==== Listed entries

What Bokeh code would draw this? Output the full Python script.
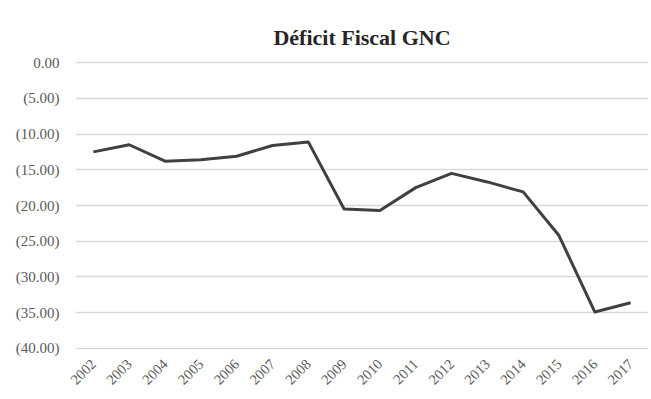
from bokeh.plotting import figure
from bokeh.models import Range1d, FixedTicker
from bokeh.embed import file_html
from bokeh.resources import INLINE
import math

years = ["2002", "2003", "2004", "2005", "2006", "2007", "2008", "2009",
         "2010", "2011", "2012", "2013", "2014", "2015", "2016", "2017"]
deficit = [-12.5, -11.5, -13.8, -13.6, -13.1, -11.6, -11.1, -20.5,
           -20.7, -17.5, -15.5, -16.7, -18.1, -24.2, -34.9, -33.6]
y_ticks = [0, -5, -10, -15, -20, -25, -30, -35, -40]
y_tick_labels = ["0.00", "(5.00)", "(10.00)", "(15.00)", "(20.00)",
                 "(25.00)", "(30.00)", "(35.00)", "(40.00)"]

FONT = "Liberation Serif"
GRAY = "#595959"

p = figure(width=651, height=399, x_range=years, y_range=Range1d(-40.15, 0.15),
           output_backend="svg", toolbar_location=None,
           title="Déficit Fiscal GNC",
           min_border_left=75, min_border_right=3, min_border_top=61, min_border_bottom=50)

p.title.align = "center"
p.title.vertical_align = "top"
p.title.text_font = FONT
p.title.text_font_style = "bold"
p.title.text_font_size = "22px"
p.title.text_color = "#262626"
p.title.offset = 0
p.title.standoff = 20

p.line(x=years, y=deficit, line_color="#404040", line_width=3, line_join="round")

p.yaxis.ticker = FixedTicker(ticks=y_ticks)
p.yaxis.major_label_overrides = {t: l for t, l in zip(y_ticks, y_tick_labels)}
for ax in (p.xaxis, p.yaxis):
    ax.axis_line_color = None
    ax.major_tick_line_color = None
    ax.minor_tick_line_color = None
    ax.major_label_text_font = FONT
    ax.major_label_text_color = GRAY
p.yaxis.major_label_text_font_size = "15px"
p.xaxis.major_label_text_font_size = "14.5px"
p.yaxis.major_label_standoff = 10
p.xaxis.major_label_orientation = math.pi / 4
p.xaxis.major_label_standoff = 6

p.xgrid.grid_line_color = None
p.ygrid.grid_line_color = "#d9d9d9"
p.ygrid.grid_line_width = 1.5
p.outline_line_color = None

open("out.html", "w").write(file_html(p, INLINE))
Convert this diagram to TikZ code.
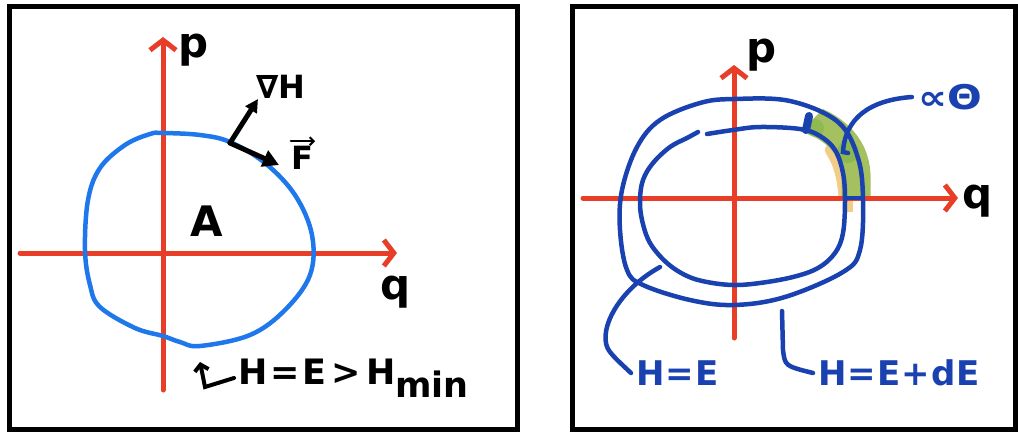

========

The exercise: Above are records with pictures; repeat the records exactly and leave the pictures out.

Solution to the problem:
What Bokeh code would draw this? Output the full Python script.
from bokeh.plotting import figure
from bokeh.models import Range1d, FixedTicker
from bokeh.embed import file_html
from bokeh.resources import INLINE
import math

years = ["2002", "2003", "2004", "2005", "2006", "2007", "2008", "2009",
         "2010", "2011", "2012", "2013", "2014", "2015", "2016", "2017"]
deficit = [-12.5, -11.5, -13.8, -13.6, -13.1, -11.6, -11.1, -20.5,
           -20.7, -17.5, -15.5, -16.7, -18.1, -24.2, -34.9, -33.6]
y_ticks = [0, -5, -10, -15, -20, -25, -30, -35, -40]
y_tick_labels = ["0.00", "(5.00)", "(10.00)", "(15.00)", "(20.00)",
                 "(25.00)", "(30.00)", "(35.00)", "(40.00)"]

FONT = "Liberation Serif"
GRAY = "#595959"

p = figure(width=651, height=399, x_range=years, y_range=Range1d(-40.15, 0.15),
           output_backend="svg", toolbar_location=None,
           title="Déficit Fiscal GNC",
           min_border_left=75, min_border_right=3, min_border_top=61, min_border_bottom=50)

p.title.align = "center"
p.title.vertical_align = "top"
p.title.text_font = FONT
p.title.text_font_style = "bold"
p.title.text_font_size = "22px"
p.title.text_color = "#262626"
p.title.offset = 0
p.title.standoff = 20

p.line(x=years, y=deficit, line_color="#404040", line_width=3, line_join="round")

p.yaxis.ticker = FixedTicker(ticks=y_ticks)
p.yaxis.major_label_overrides = {t: l for t, l in zip(y_ticks, y_tick_labels)}
for ax in (p.xaxis, p.yaxis):
    ax.axis_line_color = None
    ax.major_tick_line_color = None
    ax.minor_tick_line_color = None
    ax.major_label_text_font = FONT
    ax.major_label_text_color = GRAY
p.yaxis.major_label_text_font_size = "15px"
p.xaxis.major_label_text_font_size = "14.5px"
p.yaxis.major_label_standoff = 10
p.xaxis.major_label_orientation = math.pi / 4
p.xaxis.major_label_standoff = 6

p.xgrid.grid_line_color = None
p.ygrid.grid_line_color = "#d9d9d9"
p.ygrid.grid_line_width = 1.5
p.outline_line_color = None

open("out.html", "w").write(file_html(p, INLINE))
Convert this diagram to TikZ code.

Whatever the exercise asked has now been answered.